To w tym właśnie kontekście Jarosław Pytlak rzucił Marcinowi Kruszewskiemu wyzwanie, w którym zaprasza go do rzeczowej i merytorycznej rozmowy na temat wątpliwości, jakie wielu z nas wyrażało w licznych komentarzach, w odpowiedzi na publikację książki „Prawo Marcina”. Taka debata mogłaby rzucić światło na te i wiele innych zagadnień, oferując praktyczne wyjaśnienia oraz propozycje rozwiązań. Dyskusja ta nie tylko zwiększyłaby świadomość prawną nauczycieli i nauczycielek, ale także pomogłaby im w efektywniejszym radzeniu sobie z wyzwaniami prawnymi, z którymi się spotykają.
Obecnie książka pana Kruszewskiego jest traktowana jedynie jako kij skutecznie wepchnięty w mrowisko. Ewentualnie jako próba zbicia kapitału na negatywnych emocjach związanych z życiem szkolnym, nie zaś jako realna próba rozwiązania tych skomplikowanych problemów.
Rozważając potrzebę takiej debaty, ważne jest, aby podkreślić jej konstruktywny charakter. Celem nie jest zwycięstwo jednej strony nad drugą, lecz wymiana doświadczeń i wiedzy, która przyczyni się do lepszego zrozumienia prawnych aspektów nauczycielskiej pracy. Taka debata mogłaby również zainspirować do dalszych zmian w prawie oświatowym, czyniąc je bardziej skutecznym i zrozumiałym dla wszystkich zainteresowanych stron.
W końcu, stanowiłaby ona ważny krok w kierunku budowania mostów pomiędzy teorią a praktyką prawną w edukacji. W obliczu rosnących wyzwań i niepewności, jakie niesie za sobą prawo oświatowe, taka wymiana poglądów wydaje się niezbędna. Pozwoliłaby nie tylko na wyjaśnienie istniejących wątpliwości, ale także na zdefiniowanie najlepszych praktyk, które mogą przyczynić się do stworzenia bezpiecznego i sprzyjającego rozwojowi środowiska edukacyjnego.
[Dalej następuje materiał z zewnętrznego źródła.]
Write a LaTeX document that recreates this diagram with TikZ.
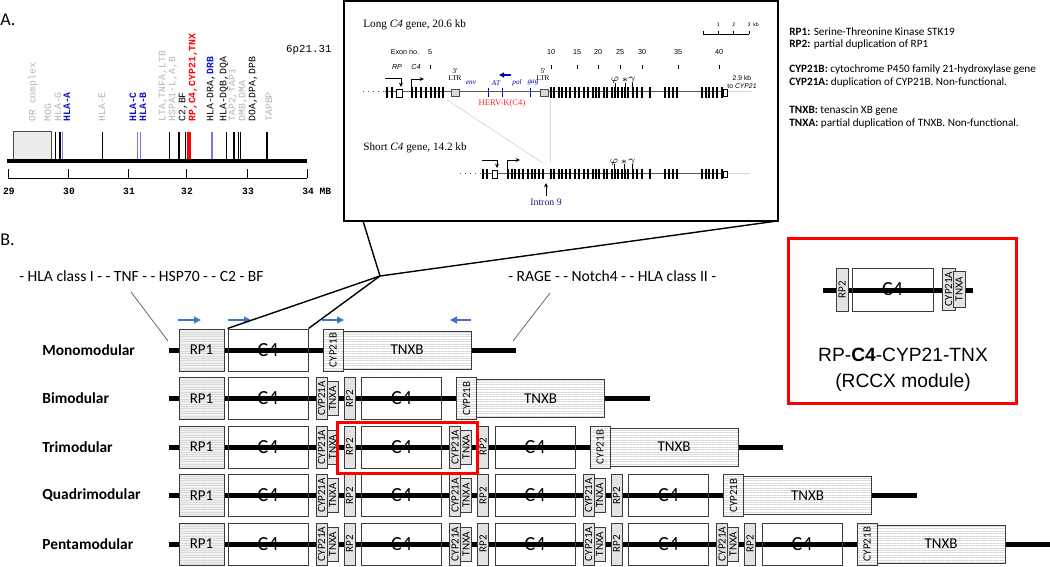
\documentclass[tikz,border=0pt]{standalone}
\usepackage{fontspec}
\usepackage{graphicx}
\setmainfont{Carlito}
\newfontfamily\monofont{Liberation Mono}
\newfontfamily\timesfont{Liberation Serif}
\newfontfamily\arialfont{Liberation Sans}
\usetikzlibrary{arrows.meta,patterns.meta}
\definecolor{boxedge}{HTML}{3C3C3C}
\definecolor{hlablue}{HTML}{1414C8}
\definecolor{ticblue}{HTML}{7878E6}
\definecolor{lightlab}{HTML}{B4B4B4}
\definecolor{arrblue}{HTML}{4472C4}
\definecolor{hervred}{HTML}{FF2828}
\definecolor{intblue}{HTML}{1A1A80}
\newcommand{\setfs}[1]{\fontsize{#1}{#1}\selectfont}

\begin{document}
\begin{tikzpicture}[x=0.5pt,y=-0.5pt,
    chrom/.style={line width=2.5pt},
    genebox/.style={draw=boxedge,line width=0.5pt,inner sep=0pt,minimum height=21pt},
    striped/.style={preaction={fill=#1},preaction={pattern={Lines[angle=0,distance=1.2pt,line width=0.2pt]},pattern color=gray!30}},
    striped/.default=white,
    rpone/.style={genebox,striped=gray!12,minimum width=22.5pt,font=\setfs{7.5}},
    cfour/.style={genebox,minimum width=40pt,font=\setfs{10}},
    smallbox/.style={genebox,fill=gray!22,minimum width=5.5pt,font=\setfs{5.5}},
    cypb/.style={genebox,striped,minimum width=10pt,font=\setfs{5.5}},
    tnxb/.style={genebox,striped,minimum width=64pt,minimum height=19pt,font=\setfs{7.5}},
    rowlabel/.style={anchor=west,inner sep=0pt,font=\bfseries\setfs{7.7}},
    flank/.style={anchor=west,inner sep=0pt,font=\setfs{7.8}},
    dirarrow/.style={arrblue,line width=0.6pt,-{Triangle[length=3.5pt,width=3.5pt]}},
    zoomline/.style={line width=0.7pt},
    redframe/.style={red,line width=1.5pt},
    legend/.style={anchor=west,inner sep=0pt,font=\setfs{5.6}},
    chrlab/.style={rotate=90,anchor=west,inner sep=0pt,font=\monofont\setfs{4.9}},
    mb/.style={inner sep=0pt,font=\monofont\bfseries\setfs{4.8}},
    tiny/.style={inner sep=0pt,font=\arialfont\setfs{3.6}},
    serif/.style={inner sep=0pt,font=\timesfont\setfs{3.6}},
    exon/.style={fill=black},
    geneln/.style={gray!70!black,line width=0.5pt},
    promo/.style={line width=0.4pt,-{Stealth[length=2.2pt,width=2pt]}}
  ]
  \useasboundingbox (0,0) rectangle (1050,567);

  % ---------- panel A: MHC region ----------
  \node[anchor=west,inner sep=0pt,font=\setfs{9}] (labA) at (0,20) {A.};
  \node[anchor=east,inner sep=0pt,font=\monofont\setfs{5.4}] (band) at (332,50) {6p21.31};
  \draw[draw=gray!60!black,fill=gray!15,line width=0.4pt] (13,131) rectangle (51,160);
  \foreach \x/\c in {55.7/black,60/black,62.7/ticblue,102.3/black,137.7/ticblue,140.7/ticblue,
                     169.3/black,179/black,185.7/black,212/ticblue,226.7/black,234/black,
                     238.7/black,240.7/black,267/black}
    \draw[\c,line width=0.7pt] (\x,132) -- (\x,159);
  \draw[red,line width=1.6pt] (189,132) -- (189,159);
  \coordinate (chrs) at (7,161);
  \coordinate (chre) at (307,161);
  \draw[line width=2pt] (chrs) -- (chre);
  \draw[line width=0.4pt] (8,178) -- (307,178);
  \foreach \x/\m in {8/29,68/30,128/31,186/32,247/33} {
    \draw[line width=0.4pt] (\x,178) -- (\x,169);
    \node[mb] at (\x+1,191) {\m};
  }
  \draw[line width=0.4pt] (307,178) -- (307,169);
  \node[mb,anchor=west] at (302,191) {34~MB};

  \node[chrlab,lightlab] (or) at (33,122) {OR complex};
  \node[chrlab,lightlab] (mog) at (48,122) {MOG};
  \node[chrlab,lightlab] (hlag) at (58,122) {HLA-G};
  \node[chrlab,hlablue,font=\monofont\bfseries\setfs{4.9}] (hlaa) at (67,122) {HLA-A};
  \node[chrlab,lightlab] (hlae) at (102,122) {HLA-E};
  \node[chrlab,hlablue,font=\monofont\bfseries\setfs{4.9}] (hlac) at (133,122) {HLA-C};
  \node[chrlab,hlablue,font=\monofont\bfseries\setfs{4.9}] (hlab) at (143,122) {HLA-B};
  \node[chrlab,lightlab] (lta) at (163,122) {LTA,TNFA,LTB};
  \node[chrlab,lightlab] (hspa) at (173,122) {HSPA1-L,A,B};
  \node[chrlab] (ctwo) at (183,122) {C2,BF};
  \node[chrlab,red,font=\monofont\bfseries\setfs{4.9}] (rccx) at (193,122) {RP,C4,CYP21,TNX};
  \node[chrlab] (dra) at (211,122) {HLA-DRA,{\color{hlablue}\bfseries DRB}};
  \node[chrlab] (dqb) at (224,122) {HLA-DQB,DQA};
  \node[chrlab,lightlab] (tap) at (233,122) {TAP2,TAP1};
  \node[chrlab,lightlab] (dmb) at (243,122) {DMB,DMA};
  \node[chrlab] (doa) at (253,122) {DOA,DPA,DPB};
  \node[chrlab,lightlab] (tapbp) at (269,122) {TAPBP};

  % ---------- inset: long and short C4 ----------
  \draw[line width=0.75pt] (344,1) rectangle (778,221);
  \node[anchor=west,inner sep=0pt,font=\timesfont\setfs{5.6}] (longt) at (363,25) {Long \textit{C4} gene, 20.6 kb};
  \node[anchor=west,inner sep=0pt,font=\timesfont\setfs{5.6}] (shortt) at (363,148) {Short \textit{C4} gene, 14.2 kb};
  % scale bar
  \draw[line width=0.35pt] (703,34) -- (749,34);
  \foreach \x in {703,718.3,733.7,749} \draw[line width=0.35pt] (\x,34) -- (\x,31);
  \foreach \x/\n in {718.3/1,733.7/2,749/3} \node[inner sep=0pt,font=\arialfont\setfs{2.6}] at (\x,25) {\n};
  \node[inner sep=0pt,font=\arialfont\setfs{2.6}] at (756,25) {kb};
  % exon numbers
  \node[tiny] (exno) at (405,52) {Exon no.};
  \foreach \x/\n in {430/5,551/10,577/15,598/20,620/25,642/30,678/35,719/40} {
    \node[tiny] at (\x,52) {\n};
    \draw[line width=0.35pt] (\x,65) -- (\x,69);
  }
  \node[tiny,font=\arialfont\itshape\setfs{3.6}] at (397,67) {RP};
  \node[tiny,font=\arialfont\itshape\setfs{3.6}] at (416,67) {C4};
  % long gene
  \draw[geneln,dotted] (363,92) -- (385,92);
  \draw[geneln] (385,92) -- (727,92);
  \draw[gray!30,line width=0.5pt] (727,92) -- (752,92);
  \foreach \x in {387,392,412,416,421,426,431,435,439,443,
                  551,554,559,562,566,570,575,579,584,588,593,596,599,604,607,612,615,618,622,625,
                  628,633,637,642,650,665,669,673,677,702,706,709,713,717,722}
    \fill[exon] (\x-1.3,87) rectangle (\x+1.3,98);
  \draw[line width=0.4pt,fill=white] (396,89) rectangle (402,97);
  \draw[line width=0.4pt,fill=white] (723,89) rectangle (727,96);
  \draw[gray!60!black,fill=gray!30,line width=0.4pt] (451,89) rectangle (459,96);
  \draw[gray!60!black,fill=gray!30,line width=0.4pt] (540,89) rectangle (548,96);
  \foreach \x in {488,502,530} \draw[blue!80!black,line width=0.5pt] (\x,88) -- (\x,97);
  \draw[promo] (385,78) -- (401,78) -- (401,87);
  \draw[promo] (411,92) -- (411,79) -- (424,79);
  \draw[blue!70!black,line width=0.7pt,-{Triangle[length=2.5pt,width=2.5pt]}] (511,75) -- (499,75);
  \node[serif] at (455,71) {3'};
  \node[serif] at (455,78) {LTR};
  \node[serif] at (543,71) {5'};
  \node[serif] at (543,78) {LTR};
  \foreach \x/\t in {471/env,496/AT,517/pol,533/gag}
    \node[serif,blue!75!black,font=\timesfont\itshape\setfs{3.6}] at (\x,83) {\t};
  \node[inner sep=0pt,hervred,font=\timesfont\setfs{4.3}] (herv) at (502,103) {HERV-K(C4)};
  \node[tiny,font=\arialfont\setfs{3.4}] at (742,78) {2.9 kb};
  \node[tiny,font=\arialfont\setfs{3.4}] at (742,86) {to \textit{CYP21}};
  \foreach \x/\s in {615/$\varphi$,625/$*$,632/$\gamma$} {
    \draw[line width=0.3pt] (\x,83) -- (\x,87);
    \node[inner sep=0pt,font=\setfs{2.8}] at (\x,80.5) {\s};
  }
  % short gene
  \draw[gray!30,line width=0.4pt] (447,100) -- (543,163);
  \draw[gray!30,line width=0.4pt] (550,100) -- (550,163);
  \draw[geneln,dotted] (460,174) -- (482,174);
  \draw[geneln] (482,174) -- (727,174);
  \draw[gray!30,line width=0.5pt] (727,174) -- (750,174);
  \foreach \x in {483,487,508,512,515,519,523,528,532,535,539,543,
                  551,554,559,562,566,570,575,579,584,588,593,596,599,604,607,612,615,618,622,625,
                  628,633,637,642,650,665,669,673,677,702,706,709,713,717,722}
    \fill[exon] (\x-1.3,169) rectangle (\x+1.3,179);
  \draw[line width=0.4pt,fill=white] (492,170) rectangle (497,178);
  \draw[line width=0.4pt,fill=white] (723,171) rectangle (727,177);
  \draw[promo] (482,160) -- (497,160) -- (497,168);
  \draw[promo] (507,174) -- (507,160) -- (520,160);
  \foreach \x/\s in {614/$\varphi$,624/$*$,632/$\gamma$} {
    \draw[line width=0.3pt] (\x,164) -- (\x,169);
    \node[inner sep=0pt,font=\setfs{2.8}] at (\x,162) {\s};
  }
  \draw[promo] (546,196) -- (546,183);
  \node[inner sep=0pt,intblue,font=\timesfont\setfs{4.9}] (intron) at (546,202) {Intron 9};

  % ---------- legend ----------
  \node[legend] (lrp1) at (789,32) {\textbf{RP1:} Serine-Threonine Kinase STK19};
  \node[legend] (lrp2) at (789,44.5) {\textbf{RP2:} partial duplication of RP1};
  \node[legend] (lcypb) at (789,70) {\textbf{CYP21B:} cytochrome P450 family 21-hydroxylase gene};
  \node[legend] (lcypa) at (789,82.5) {\textbf{CYP21A:} duplication of CYP21B. Non-functional.};
  \node[legend] (ltnxb) at (789,111) {\textbf{TNXB:} tenascin XB gene};
  \node[legend] (ltnxa) at (789,123.5) {\textbf{TNXA:} partial duplication of TNXB. Non-functional.};

  % ---------- panel B: modules ----------
  \node[anchor=west,inner sep=0pt,font=\setfs{9}] (labB) at (0,240) {B.};
  \node[flank] (left) at (19,276) {- HLA class I - - TNF - - HSP70 - - C2 - BF};
  \node[flank] (right) at (508,276) {- RAGE - - Notch4 - - HLA class II -};

  \foreach \r/\rowname in {1/Monomodular,2/Bimodular,3/Trimodular,4/Quadrimodular,5/Pentamodular}{
    \pgfmathsetmacro{\yy}{350+48.5*(\r-1)}
    \pgfmathsetmacro{\cl}{228+133.5*(\r-1)}
    \pgfmathsetmacro{\xe}{\r==5 ? 1050 : \cl+288}
    \node[rowlabel] (row-\r) at (42,\yy) {\rowname};
    \coordinate (beg-\r) at (169,\yy);
    \coordinate (end-\r) at (\xe,\yy);
    \draw[chrom] (beg-\r) -- (end-\r);
    \node[rpone] (rp1-\r) at (201.5,\yy) {RP1};
    \foreach \k in {1,...,\r}{
      \pgfmathsetmacro{\cc}{228+133.5*(\k-1)}
      \node[cfour] (c4-\r-\k) at (\cc+40,\yy) {C4};
    }
    \ifnum\r>1
    \foreach \k in {2,...,\r}{
      \pgfmathsetmacro{\cc}{228+133.5*(\k-2)}
      \node[smallbox] (cypa-\r-\k) at (\cc+93.5,\yy) {\rotatebox{90}{CYP21A}};
      \node[smallbox,minimum height=17pt] (tnxa-\r-\k) at (\cc+104.5,\yy) {\rotatebox{90}{TNXA}};
      \node[smallbox] (rp2-\r-\k) at (\cc+121.5,\yy) {\rotatebox{90}{RP2}};
    }
    \fi
    \node[cypb] (cypb-\r) at (\cl+105,\yy) {\rotatebox{90}{CYP21B}};
    \node[tnxb] (tnxb-\r) at (\cl+179,\yy) {TNXB};
  }

  % direction of transcription
  \draw[dirarrow] (178,320) -- (201,320);
  \draw[dirarrow] (228,320) -- (251,320);
  \draw[dirarrow] (322,320) -- (344,320);
  \draw[dirarrow] (471,320) -- (450,320);

  % flanking pointers
  \coordinate (lp) at (131,292);
  \coordinate (lq) at (168,341);
  \coordinate (rp) at (550,293);
  \coordinate (rq) at (513,341);
  \draw[gray!70!black,line width=0.35pt] (lp) -- (lq);
  \draw[gray!70!black,line width=0.35pt] (rp) -- (rq);

  % zoom lines from inset to C4
  \coordinate (insl) at (363,221);
  \coordinate (insr) at (777,221);
  \coordinate (hub) at (380,276);
  \draw[zoomline] (insl) -- (hub) -- (insr);
  \draw[zoomline] (hub) -- (c4-1-1.north west);
  \draw[zoomline] (hub) -- (c4-1-1.north east);

  % one RCCX module in the trimodular row
  \draw[redframe] (337,422) rectangle (477,473);

  % ---------- RCCX module box ----------
  \draw[redframe] (788,238) rectangle (1016,403);
  \coordinate (rcs) at (823,290);
  \coordinate (rce) at (973,290);
  \draw[chrom] (rcs) -- (rce);
  \node[smallbox,minimum width=6pt,minimum height=21.5pt] (rcrp2) at (842,289.5) {\rotatebox{90}{RP2}};
  \node[cfour,minimum width=40.5pt,minimum height=21.5pt] (rcc4) at (892.5,289.5) {C4};
  \node[smallbox,minimum width=6.5pt] (rccypa) at (948.5,289) {\rotatebox{90}{CYP21A}};
  \node[smallbox,minimum width=6pt,minimum height=18pt] (rctnxa) at (959,289) {\rotatebox{90}{TNXA}};
  \node[inner sep=0pt,font=\arialfont\setfs{9.6}] (rctitle) at (903,355) {RP-\textbf{C4}-CYP21-TNX};
  \node[inner sep=0pt,font=\arialfont\setfs{9.6}] (rcsub) at (903,383) {(RCCX module)};
\end{tikzpicture}
\end{document}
W związku z tym Fundacja Ja, Nauczyciel wyraża pełną gotowość do transmisji i promocji takiego wydarzenia w naszych kanałach, a do jego przeprowadzenia zapraszamy wydawcę książki „Prawo Marcina” – Agorę. Mamy nadzieję, że wszyscy będziemy po tej rozmowie mądrzejsi, a także bardziej świadomi praw i obowiązków wszystkich uczestników i uczestniczek procesów edukacyjnych, a przecież na tym nam wszystkim nam z pewnością zależy.